この記事は2022年4月8日に「きんざいOnline:週刊金融財政事情」で公開された「日米金利差の拡大一服で年内1ドル=120~125円で推移」を一部編集し、転載したものです。
2022年4月。約4カ月前、本欄で「米連邦準備制度理事会(FRB)が早期利上げにかじを切ったことで1ドル=118円も視野に」と記した。118円は先月すでに突破し、一時125円まで急上昇。だが先行き、日米金利差の拡大は一服し、円安ドル高がさらに進行する公算は小さいとみる。
FRBは、2022年3月の米連邦公開市場委員会(FOMC)で利上げを開始。FRBのパウエル議長は、通常の0.25%に加え、0.5%を含む年内7会合連続での積極的な利上げを示唆し、ロシアによるウクライナ軍事侵攻で拍車がかかる深刻な物価高を断固抑制する強い姿勢を示した。次回の5月FOMCでは、0.5%の利上げも見込まれる。
確かにこれらはドル高圧力であるが、同時にパウエル議長は、景気を冷却も過熱もさせない中立な政策金利(中立金利)を2%台前半(2.25%前後)と示唆しており、利上げを休止することで好景気と物価高抑制を両立させるとも表明している(2022年3月16日)。

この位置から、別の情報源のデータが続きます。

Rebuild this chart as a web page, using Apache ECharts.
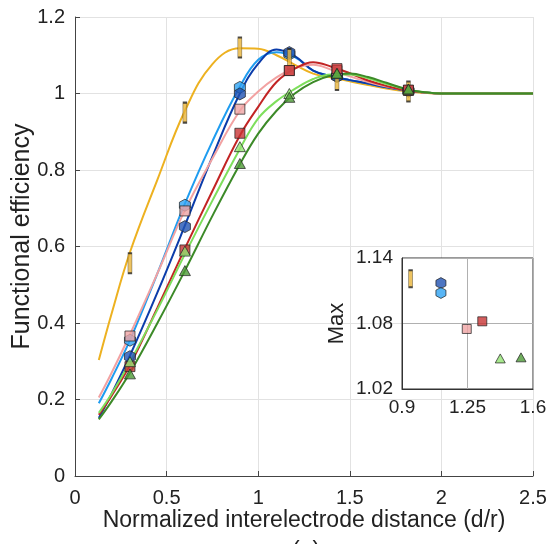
<!DOCTYPE html>
<html><head><meta charset="utf-8">
<script src="https://cdn.jsdelivr.net/npm/echarts@6/dist/echarts.min.js"></script>
<style>html,body{margin:0;padding:0;background:#fff}#c{width:552px;height:544px}</style>
</head><body><div id="c"></div>
<script>
// ---- data ----
const xTicks = [0, 0.5, 1, 1.5, 2, 2.5];
const yTicks = [0, 0.2, 0.4, 0.6, 0.8, 1, 1.2];
const insetXTicks = [0.9, 1.25, 1.6];
const insetYTicks = [1.02, 1.08, 1.14];

const curveX = [0.13, 0.2, 0.3, 0.45, 0.6, 0.75, 0.9, 1.0, 1.1, 1.2, 1.3, 1.4, 1.5, 1.6, 1.7, 1.82, 1.9, 2.0, 2.5];
const yellowCurve     = [0.303, 0.425, 0.585, 0.775, 0.955, 1.077, 1.118, 1.117, 1.100, 1.075, 1.052, 1.042, 1.032, 1.022, 1.013, 1.005, 1.002, 1.0, 1.0];
const lightBlueCurve  = [0.190, 0.255, 0.355, 0.530, 0.712, 0.875, 1.018, 1.088, 1.108, 1.095, 1.060, 1.045, 1.035, 1.026, 1.016, 1.007, 1.003, 1.0, 1.0];
const darkBlueCurve   = [0.152, 0.215, 0.315, 0.480, 0.655, 0.835, 1.000, 1.078, 1.115, 1.098, 1.060, 1.045, 1.035, 1.026, 1.016, 1.007, 1.003, 1.0, 1.0];
const pinkCurve       = [0.205, 0.270, 0.370, 0.530, 0.695, 0.830, 0.955, 1.005, 1.042, 1.066, 1.075, 1.062, 1.045, 1.030, 1.018, 1.008, 1.003, 1.0, 1.0];
const redCurve        = [0.160, 0.210, 0.290, 0.440, 0.595, 0.745, 0.890, 0.965, 1.030, 1.065, 1.082, 1.070, 1.053, 1.034, 1.020, 1.007, 1.003, 1.0, 1.0];
const lightGreenCurve = [0.165, 0.215, 0.298, 0.435, 0.580, 0.720, 0.855, 0.935, 0.980, 1.012, 1.038, 1.050, 1.050, 1.040, 1.025, 1.010, 1.004, 1.0, 1.0];
const darkGreenCurve  = [0.148, 0.195, 0.270, 0.400, 0.537, 0.680, 0.815, 0.895, 0.955, 1.000, 1.030, 1.047, 1.052, 1.043, 1.028, 1.010, 1.004, 1.0, 1.0];

const markerX = [0.3, 0.6, 0.9, 1.17, 1.43, 1.82];
const yellowPts     = [0.556, 0.950, 1.120, 1.090, 1.035, 1.005];
const lightBluePts  = [0.355, 0.708, 1.016, 1.103, 1.045, 1.007];
const darkBluePts   = [0.312, 0.652, 0.999, 1.107, 1.045, 1.007];
const pinkPts       = [0.366, 0.693, 0.959, 1.060, 1.060, 1.008];
const redPts        = [0.286, 0.591, 0.896, 1.060, 1.065, 1.009];
const lightGreenPts = [0.299, 0.588, 0.861, 1.000, 1.052, 1.010];
const darkGreenPts  = [0.267, 0.537, 0.817, 0.990, 1.053, 1.012];

// inset: position of maximum and maximum value
const peakX = [0.946, 1.108, 1.108, 1.246, 1.329, 1.425, 1.536];
const peakY = [1.121, 1.117, 1.108, 1.075, 1.082, 1.048, 1.049];

// ---- build ----
const HEX = 'path://M0,-1 L0.866,-0.5 L0.866,0.5 L0,1 L-0.866,0.5 L-0.866,-0.5 Z';
const zip = (xs, ys) => xs.map((x, i) => [x, ys[i]]);
const defs = [
  {key:'yellow',     line:'#EDB120', fill:'#E9B43A', sym:'rect',     size:[4,20], insetSize:[4,17], curve:yellowCurve,     pts:yellowPts,     peak:0},
  {key:'lightBlue',  line:'#1E9CF0', fill:'#2EA3F2', sym:HEX,        size:[11,12], insetSize:[10,11], curve:lightBlueCurve,  pts:lightBluePts,  peak:2},
  {key:'darkBlue',   line:'#0B3CAA', fill:'#2053B3', sym:HEX,        size:[11,12], insetSize:[10,11], curve:darkBlueCurve,   pts:darkBluePts,   peak:1},
  {key:'pink',       line:'#F2A2A2', fill:'#EFA4A4', sym:'rect',     size:[10,10], insetSize:[9,9],  curve:pinkCurve,       pts:pinkPts,       peak:3},
  {key:'red',        line:'#C22424', fill:'#C83434', sym:'rect',     size:[10,10], insetSize:[9,9],  curve:redCurve,        pts:redPts,        peak:4},
  {key:'lightGreen', line:'#7EDF5C', fill:'#92E472', sym:'triangle', size:[11,10], insetSize:[10,9], curve:lightGreenCurve, pts:lightGreenPts, peak:5},
  {key:'darkGreen',  line:'#3C8A28', fill:'#4C9A36', sym:'triangle', size:[11,10], insetSize:[10,9], curve:darkGreenCurve,  pts:darkGreenPts,  peak:6}
];
const lineOrder = ['yellow','lightBlue','darkBlue','pink','red','lightGreen','darkGreen'];
const markOrder = ['lightBlue','darkBlue','yellow','pink','red','lightGreen','darkGreen'];
const byKey = {}; defs.forEach(d => byKey[d.key] = d);

const series = [];
lineOrder.forEach((k, i) => {
  const d = byKey[k];
  series.push({type:'line', xAxisIndex:0, yAxisIndex:0, data: zip(curveX, d.curve), showSymbol:false,
    smooth:0.4, lineStyle:{color:d.line, width:2}, z:2+i*0.01, silent:true});
});
markOrder.forEach((k, i) => {
  const d = byKey[k];
  series.push({type:'scatter', xAxisIndex:0, yAxisIndex:0, data: zip(markerX, d.pts), symbol:d.sym, symbolSize:d.size,
    itemStyle:{color:d.fill, borderColor:'#222', borderWidth:0.9}, z:3});
});
['yellow','darkBlue','lightBlue','pink','red','lightGreen','darkGreen'].forEach(k => {
  const d = byKey[k];
  series.push({type:'scatter', xAxisIndex:1, yAxisIndex:1, data: [[peakX[d.peak], peakY[d.peak]]], symbol:d.sym, symbolSize:d.insetSize,
    itemStyle:{color:d.fill, borderColor:'#222', borderWidth:0.9}, z:12});
});

const FONT = 'Liberation Sans';
const txt = '#222';
const option = {
  animation:false,
  backgroundColor:'#fff',
  textStyle:{fontFamily:FONT},
  grid:[
    {left:75, top:17, width:458, height:459, outerBoundsMode:'none', containLabel:false},
    {left:402, top:258, width:131, height:131, show:true, backgroundColor:'#fff', borderColor:'#333', borderWidth:1, z:8, outerBoundsMode:'none', containLabel:false}
  ],
  xAxis:[
    {type:'value', gridIndex:0, min:xTicks[0], max:xTicks[xTicks.length-1], interval:0.5,
     name:'Normalized interelectrode distance (d/r)', nameLocation:'middle', nameGap:33, nameMoveOverlap:false,
     nameTextStyle:{fontSize:23, color:txt, fontFamily:FONT},
     axisLine:{show:true, lineStyle:{color:'#444', width:1}},
     axisTick:{show:true, inside:true, length:5, lineStyle:{color:'#444'}},
     axisLabel:{fontSize:20, color:txt, margin:12, fontFamily:FONT},
     splitLine:{show:true, lineStyle:{color:'#e2e2e2', width:1}}},
    {type:'value', gridIndex:1, min:insetXTicks[0], max:insetXTicks[2], z:9,
     axisLine:{show:true, lineStyle:{color:'#333', width:1}},
     axisTick:{show:false, customValues:insetXTicks},
     axisLabel:{fontSize:19, color:txt, margin:9, fontFamily:FONT, customValues:insetXTicks},
     splitLine:{show:true, lineStyle:{color:'#b0b0b0', width:1}}}
  ],
  yAxis:[
    {type:'value', gridIndex:0, min:yTicks[0], max:yTicks[yTicks.length-1], interval:0.2,
     name:'Functional efficiency', nameLocation:'middle', nameGap:40, nameMoveOverlap:false,
     nameTextStyle:{fontSize:25, color:txt, fontFamily:FONT, padding:[0,0,0,20]},
     axisLine:{show:true, lineStyle:{color:'#444', width:1}},
     axisTick:{show:true, inside:true, length:5, lineStyle:{color:'#444'}},
     axisLabel:{fontSize:20, color:txt, margin:10, fontFamily:FONT},
     splitLine:{show:true, lineStyle:{color:'#e2e2e2', width:1}}},
    {type:'value', gridIndex:1, min:insetYTicks[0], max:insetYTicks[2], interval:0.06, z:9,
     name:'Max', nameLocation:'middle', nameGap:54, nameMoveOverlap:false,
     nameTextStyle:{fontSize:22, color:txt, fontFamily:FONT},
     axisLine:{show:true, lineStyle:{color:'#333', width:1}},
     axisTick:{show:false},
     axisLabel:{fontSize:19, color:txt, margin:9, fontFamily:FONT, formatter:v => v.toFixed(2)},
     splitLine:{show:true, lineStyle:{color:'#b0b0b0', width:1}}}
  ],
  graphic:[{type:'text', left:292, top:540, style:{text:'(a)', fontSize:23, fill:txt, fontFamily:FONT}}],
  series
};
const chart = echarts.init(document.getElementById('c'), null, {renderer:'canvas'});
chart.setOption(option);
</script>
</body></html>
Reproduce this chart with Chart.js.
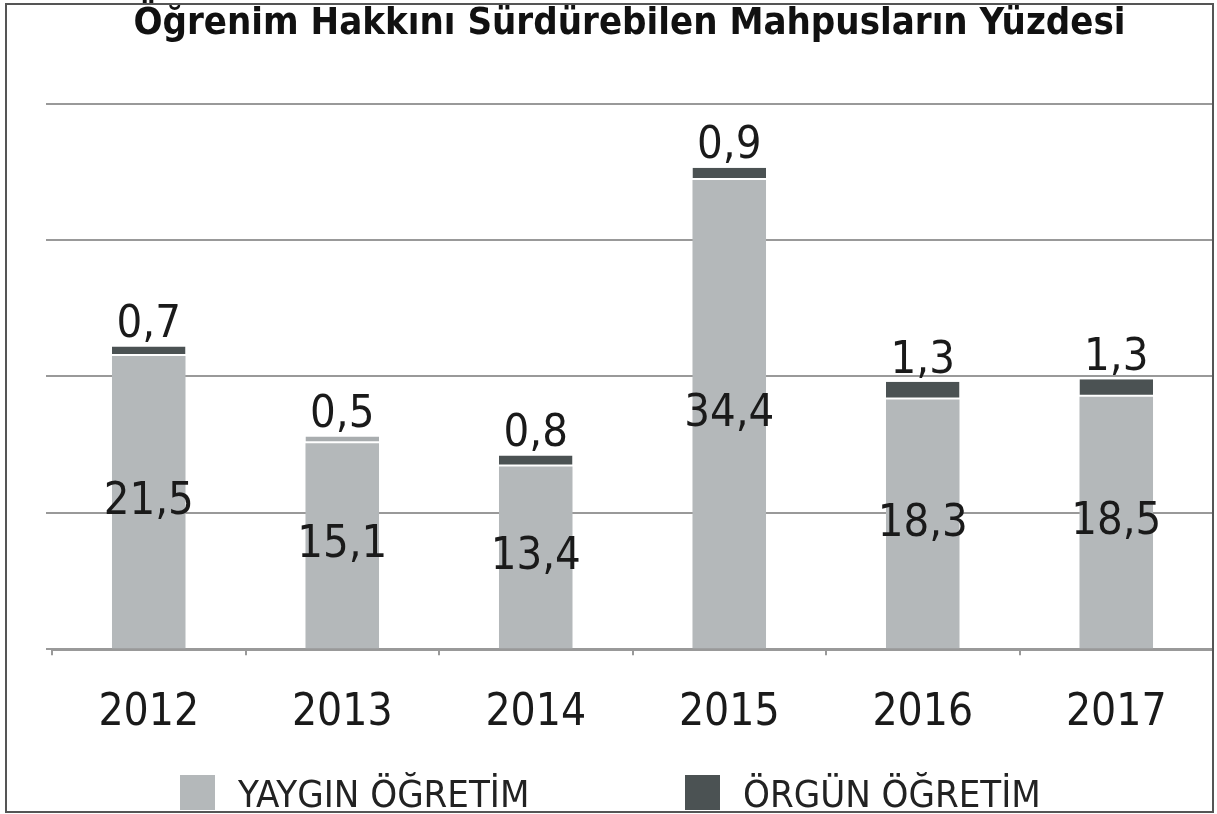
<!DOCTYPE html>
<html>
<head>
<meta charset="utf-8">
<script src="https://cdn.jsdelivr.net/npm/chart.js@4/dist/chart.umd.min.js"></script>
<style>
	body { margin:0; background:#fff; }
	#wrap { position:relative; width:1217px; height:814px; }
	#frame { position:absolute; left:5px; top:3px; width:1205px; height:806px; border:2px solid #555; pointer-events:none; }
</style>
</head>
<body>
<div id="wrap"><canvas id="c" width="1217" height="814"></canvas><div id="frame"></div></div>
<script>
const years = ['2012', '2013', '2014', '2015', '2016', '2017']
const yaygin = [21.5, 15.1, 13.4, 34.4, 18.3, 18.5]
const orgun = [0.7, 0.5, 0.8, 0.9, 1.3, 1.3]
const seriesNames = ['YAYGIN ÖĞRETİM', 'ÖRGÜN ÖĞRETİM']
const yTicks = [0, 10, 20, 30, 40]

const fnt = '"DejaVu Sans Condensed", "DejaVu Sans"'
const lightGrey = '#b4b8ba'
const darkGrey = '#4b5253'

// values on the bars, comma as decimal mark
const valueLabels = {
	id: 'valueLabels',
	afterDatasetsDraw(chart) {
		const ctx = chart.ctx
		ctx.save()
		ctx.font = '45px ' + fnt
		ctx.fillStyle = '#1a1a1a'
		ctx.textAlign = 'center'
		ctx.textBaseline = 'middle'
		chart.getDatasetMeta(0).data.forEach((b, i) => {
			ctx.fillText(String(yaygin[i]).replace('.', ','), b.x, (b.y + b.base) / 2)
		})
		chart.getDatasetMeta(1).data.forEach((b, i) => {
			ctx.fillText(String(orgun[i]).replace('.', ','), b.x, b.y - 21)
		})
		ctx.restore()
	}
}

// bottom legend, wide gap between the two items
const wideLegend = {
	id: 'wideLegend',
	afterDraw(chart) {
		const ctx = chart.ctx
		const xs = [180, 685]
		ctx.save()
		ctx.font = '38px ' + fnt
		ctx.textBaseline = 'alphabetic'
		chart.data.datasets.forEach((d, i) => {
			ctx.fillStyle = i ? darkGrey : lightGrey
			ctx.fillRect(xs[i], 775, 35, 35)
			ctx.fillStyle = '#222'
			ctx.fillText(d.label, xs[i] + 58, 807)
		})
		ctx.restore()
	}
}

addEventListener('load', () => {
	new Chart(document.getElementById('c'), {
		type: 'bar',
		data: {
			labels: years,
			datasets: [{
				label: seriesNames[0],
				data: yaygin,
				backgroundColor: lightGrey,
				barPercentage: 0.38,
				categoryPercentage: 1
			},
			{
				label: seriesNames[1],
				data: orgun,
				backgroundColor: [darkGrey, '#a9adaf', darkGrey, darkGrey, darkGrey, darkGrey],
				borderColor: '#fff',
				borderWidth: {top:0, left:0, right:0, bottom:2},
				borderSkipped: false,
				barPercentage: 0.38,
				categoryPercentage: 1
			}]
		},
		options: {
			responsive: false,
			animation: false,
			layout: { padding: {left: 46, right: 4, top: 0, bottom: 42} },
			plugins: {
				title: {
					display: true,
					text: 'Öğrenim Hakkını Sürdürebilen Mahpusların Yüzdesi',
					color: '#111',
					font: { family: fnt, size: 38, weight: 'bold' },
					padding: { top: 1, bottom: 57 }
				},
				legend: { display: false },
				tooltip: { enabled: false }
			},
			scales: {
				x: {
					stacked: true,
					border: { color: '#999', width: 3 },
					grid: { offset: true, drawOnChartArea: false, drawTicks: true, tickLength: 6, color: '#999', lineWidth: 2 },
					ticks: { color: '#1a1a1a', padding: 32, font: { family: fnt, size: 44 } }
				},
				y: {
					stacked: true,
					min: 0,
					max: 40,
					afterBuildTicks: s => { s.ticks = yTicks.map(v => ({value: v})) },
					border: { display: false },
					grid: { color: '#999', lineWidth: 2, drawTicks: true, tickLength: 6 },
					ticks: { display: false }
				}
			}
		},
		plugins: [valueLabels, wideLegend]
	})
})
</script>
</body>
</html>
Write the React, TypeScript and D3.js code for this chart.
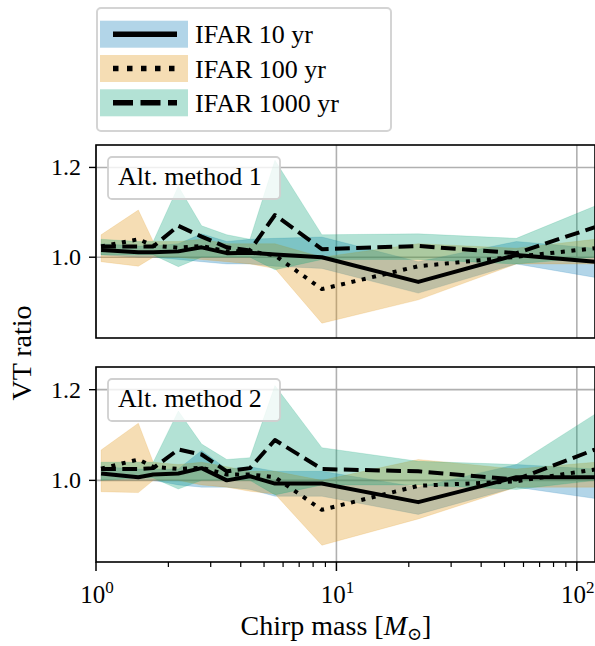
import { useEffect, useRef } from "react";
import * as d3 from "d3";

// chirp mass bin centres
const chirpMass = [1.05, 1.5, 1.73, 2.2, 2.75, 3.5, 4.37, 5.55, 8.7, 21.9, 56, 119];

// Alt. method 1
const m1Ifar10 = [1.016, 1.011, 1.011, 1.013, 1.022, 1.009, 1.01, 1.006, 1.0, 0.945, 1.005, 0.99];
const m1Ifar100 = [1.024, 1.04, 1.026, 1.021, 1.025, 1.013, 1.013, 1.004, 0.929, 0.98, 1.001, 1.02];
const m1Ifar1000 = [1.024, 1.024, 1.024, 1.07, 1.046, 1.022, 1.015, 1.094, 1.018, 1.025, 1.009, 1.067];
const m1Ifar10Lo = [1.005, 1.0, 1.0, 0.995, 0.99, 0.985, 0.985, 0.98, 0.975, 0.92, 0.985, 0.955];
const m1Ifar10Hi = [1.03, 1.025, 1.025, 1.03, 1.052, 1.035, 1.04, 1.042, 1.045, 0.99, 1.035, 1.02];
const m1Ifar100Lo = [0.99, 0.98, 1.0, 1.0, 0.995, 0.99, 0.985, 0.975, 0.853, 0.905, 0.985, 0.985];
const m1Ifar100Hi = [1.05, 1.105, 1.035, 1.035, 1.04, 1.03, 1.03, 1.03, 1.0, 1.03, 1.02, 1.04];
const m1Ifar1000Lo = [1.005, 1.005, 1.005, 0.979, 1.0, 1.0, 1.0, 0.972, 0.995, 0.995, 0.985, 1.0];
const m1Ifar1000Hi = [1.04, 1.035, 1.035, 1.158, 1.07, 1.05, 1.04, 1.216, 1.05, 1.052, 1.042, 1.114];

// Alt. method 2
const m2Ifar10 = [1.015, 1.007, 1.013, 1.015, 1.027, 1.0, 1.009, 0.993, 0.993, 0.952, 1.007, 1.007];
const m2Ifar100 = [1.026, 1.046, 1.03, 1.025, 1.028, 1.013, 1.013, 1.007, 0.935, 0.988, 0.998, 1.024];
const m2Ifar1000 = [1.025, 1.025, 1.027, 1.068, 1.057, 1.02, 1.027, 1.089, 1.025, 1.02, 1.002, 1.068];
const m2Ifar10Lo = [1.0, 1.0, 1.0, 0.99, 0.985, 0.985, 0.98, 0.965, 0.965, 0.925, 0.985, 0.96];
const m2Ifar10Hi = [1.03, 1.025, 1.025, 1.025, 1.066, 1.025, 1.03, 1.02, 1.02, 0.985, 1.035, 1.025];
const m2Ifar100Lo = [0.975, 0.973, 1.0, 1.0, 0.99, 0.985, 0.976, 0.97, 0.857, 0.915, 0.985, 0.985];
const m2Ifar100Hi = [1.067, 1.126, 1.04, 1.035, 1.04, 1.03, 1.02, 1.02, 1.0, 1.046, 1.025, 1.04];
const m2Ifar1000Lo = [1.0, 1.005, 1.005, 0.981, 1.0, 1.0, 1.0, 0.968, 0.99, 0.99, 0.98, 1.0];
const m2Ifar1000Hi = [1.04, 1.04, 1.04, 1.153, 1.08, 1.046, 1.05, 1.209, 1.072, 1.042, 1.035, 1.146];

const seriesNames = ["IFAR 10 yr", "IFAR 100 yr", "IFAR 1000 yr"];
const seriesColors = ["#0173B2", "#DE8F05", "#029E73"];
const yTicks = [1.0, 1.2];
const xMajor = [1, 10, 100];
const xTickExp = ["0", "1", "2"];

const FONT = "'Liberation Serif', 'DejaVu Serif', serif";

export default function App() {
  const ref = useRef<SVGSVGElement>(null);

  useEffect(() => {
    document.body.style.margin = "0";
    const svg = d3.select(ref.current);
    svg.selectAll("*").remove();

    const left = 96, right = 595;
    const x = d3.scaleLog().domain([1, 119]).range([left, right]);

    const dashes = [null, "4,6.6", "14.8,6.4"];

    const panels = [
      {
        top: 145, bottom: 338, label: "Alt. method 1",
        lines: [m1Ifar10, m1Ifar100, m1Ifar1000],
        lo: [m1Ifar10Lo, m1Ifar100Lo, m1Ifar1000Lo],
        hi: [m1Ifar10Hi, m1Ifar100Hi, m1Ifar1000Hi],
        showX: false,
      },
      {
        top: 367, bottom: 562, label: "Alt. method 2",
        lines: [m2Ifar10, m2Ifar100, m2Ifar1000],
        lo: [m2Ifar10Lo, m2Ifar100Lo, m2Ifar1000Lo],
        hi: [m2Ifar10Hi, m2Ifar100Hi, m2Ifar1000Hi],
        showX: true,
      },
    ];

    panels.forEach((p, pi) => {
      const y = d3.scaleLinear().domain([0.82, 1.25]).range([p.bottom, p.top]);
      const g = svg.append("g");
      const clipId = `clip${pi}`;
      g.append("clipPath").attr("id", clipId)
        .append("rect").attr("x", left).attr("y", p.top)
        .attr("width", right - left).attr("height", p.bottom - p.top);

      // grid
      xMajor.forEach(v => {
        g.append("line").attr("x1", x(v)).attr("x2", x(v))
          .attr("y1", p.top).attr("y2", p.bottom)
          .attr("stroke", "#b0b0b0").attr("stroke-width", 1.6);
      });
      yTicks.forEach(v => {
        g.append("line").attr("x1", left).attr("x2", right)
          .attr("y1", y(v)).attr("y2", y(v))
          .attr("stroke", "#b0b0b0").attr("stroke-width", 1.6);
      });

      const plot = g.append("g").attr("clip-path", `url(#${clipId})`);

      // bands
      p.lines.forEach((_, si) => {
        const area = d3.area<number>()
          .x((_d, i) => x(chirpMass[i]))
          .y0((_d, i) => y(p.lo[si][i]))
          .y1((_d, i) => y(p.hi[si][i]));
        plot.append("path").attr("d", area(chirpMass))
          .attr("fill", seriesColors[si]).attr("fill-opacity", 0.3)
          .attr("stroke", seriesColors[si]).attr("stroke-opacity", 0.15)
          .attr("stroke-width", 1);
      });

      // lines
      p.lines.forEach((vals, si) => {
        const line = d3.line<number>()
          .x((_d, i) => x(chirpMass[i]))
          .y(d => y(d));
        plot.append("path").attr("d", line(vals))
          .attr("fill", "none").attr("stroke", "#000")
          .attr("stroke-width", 4)
          .attr("stroke-dasharray", dashes[si])
          .attr("stroke-linejoin", "round");
      });

      // frame
      g.append("rect").attr("x", left).attr("y", p.top)
        .attr("width", right - left).attr("height", p.bottom - p.top)
        .attr("fill", "none").attr("stroke", "#000").attr("stroke-width", 1.6);

      // y ticks
      yTicks.forEach(v => {
        g.append("line").attr("x1", left - 7).attr("x2", left)
          .attr("y1", y(v)).attr("y2", y(v))
          .attr("stroke", "#000").attr("stroke-width", 1.4);
        g.append("text").attr("x", left - 15).attr("y", y(v) + 8)
          .attr("text-anchor", "end").attr("font-family", FONT)
          .attr("font-size", 24).text(d3.format(".1f")(v));
      });

      // x ticks
      if (p.showX) {
        const minor: number[] = [];
        [1, 10, 100].forEach(dec => {
          for (let k = 2; k <= 9; k++) if (dec * k <= 119) minor.push(dec * k);
        });
        minor.forEach(v => {
          g.append("line").attr("x1", x(v)).attr("x2", x(v))
            .attr("y1", p.bottom).attr("y2", p.bottom + 5)
            .attr("stroke", "#000").attr("stroke-width", 1.2);
        });
        xMajor.forEach((v, i) => {
          g.append("line").attr("x1", x(v)).attr("x2", x(v))
            .attr("y1", p.bottom).attr("y2", p.bottom + 9)
            .attr("stroke", "#000").attr("stroke-width", 1.5);
          const t = g.append("text").attr("x", x(v) + 1).attr("y", 603)
            .attr("text-anchor", "middle").attr("font-family", FONT)
            .attr("font-size", 25);
          t.append("tspan").text("10");
          t.append("tspan").attr("dy", -10).attr("font-size", 17).text(xTickExp[i]);
        });
      }

      // panel label box
      const by = p.top + 12;
      g.append("rect").attr("x", 108).attr("y", by)
        .attr("width", 172).attr("height", 42).attr("rx", 4)
        .attr("fill", "#fff").attr("fill-opacity", 0.8)
        .attr("stroke", "#d0d0d0").attr("stroke-width", 1.8);
      g.append("text").attr("x", 118).attr("y", by + 28)
        .attr("font-family", FONT).attr("font-size", 26).text(p.label);
    });

    // legend
    const lg = svg.append("g");
    lg.append("rect").attr("x", 97).attr("y", 8).attr("width", 294).attr("height", 123)
      .attr("rx", 4).attr("fill", "#fff").attr("stroke", "#d4d4d4").attr("stroke-width", 2);
    seriesNames.forEach((name, i) => {
      const ty = 20.7 + i * 34.3;
      lg.append("rect").attr("x", 100).attr("y", ty).attr("width", 88).attr("height", 27)
        .attr("fill", seriesColors[i]).attr("fill-opacity", 0.3);
      lg.append("line").attr("x1", 113).attr("x2", 177)
        .attr("y1", ty + 13.5).attr("y2", ty + 13.5)
        .attr("stroke", "#000").attr("stroke-width", 5.5)
        .attr("stroke-dasharray", i === 0 ? null : i === 1 ? "5.5,8.5" : "20,7.5");
      lg.append("text").attr("x", 195).attr("y", ty + 22.5)
        .attr("font-family", FONT).attr("font-size", 26).text(name);
    });

    // axis labels
    const xl = svg.append("text").attr("x", 336).attr("y", 635)
      .attr("text-anchor", "middle").attr("font-family", FONT).attr("font-size", 28);
    xl.append("tspan").text("Chirp mass [");
    xl.append("tspan").attr("font-style", "italic").text("M");
    xl.append("tspan").attr("dy", 5).attr("font-size", 18).text("\u2299");
    xl.append("tspan").attr("dy", -5).text("]");

    svg.append("text").attr("transform", "translate(31,353) rotate(-90)")
      .attr("text-anchor", "middle").attr("font-family", FONT).attr("font-size", 28)
      .text("VT ratio");
  }, []);

  return (
    <div>
      <svg ref={ref} width={595} height={646} style={{ display: "block" }} />
    </div>
  );
}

2%台前半で翌日物金利(政策金利)上昇を止めるなら、2年債金利や10年債金利(長期金利)はすでに2%台半ばへ上昇していることから(図表)、これ以上の上昇余地は乏しいと考えられ、ドルの先高観は後退しそうだ。
一方、日本銀行は長期金利を「ゼロ%程度」、すなわちプラスマイナス0.25%の範囲内に管理する長短金利操作(イールドカーブ・コントロール)を続けており、長期金利の上昇を牽制した3月の「指値オペ」発動が1ドル=125円の円安につながった。
だが筆者は、日銀が「アベノミクス緩和」の縮小に年内に着手する公算が大きいと考える。かつて第2次安倍晋三政権が任命したリフレ派の日銀審議委員の後任に、非リフレ派の高田創氏(岡三証券グローバルリサーチセンター理事長)が国会承認された。その著書「地銀─構造不況からの脱出」などが岸田文雄首相の目に留まったようだ。
岸田首相は、高田氏の著書での指摘と同様に、地域金融機関、ひいては地方経済が疲弊した原因の一端は、長短金利を消失させたアベノミクス緩和にもあると問題提起している。しかも、安倍政権が「2%物価目標」を日銀に強要する前の旧基準の物価目標「当面は1%」であれば、1月の展望レポートが2022年度物価見通しをプラス1.1%へ引き上げており、物価目標は達成される。長短金利差の復活に向けた動きは強まろう。円安はアベノミクスの成果の一つとされていたが、その縮小観測で円の先安観も後退しそうだ。
7年前に黒田東彦日銀総裁は、1ドル=125円以上の円安を牽制する発言をしている。そのため市場では、これ以上の円安には当局の口先介入があるとの警戒感が根強い。前述の米金利上昇一服により、年金基金や保険会社などの米債投資等でドル下値も堅そうだ。こうしたことから年末までを展望すると、ドル円相場は1ドル=120~125円前後で推移するとみている。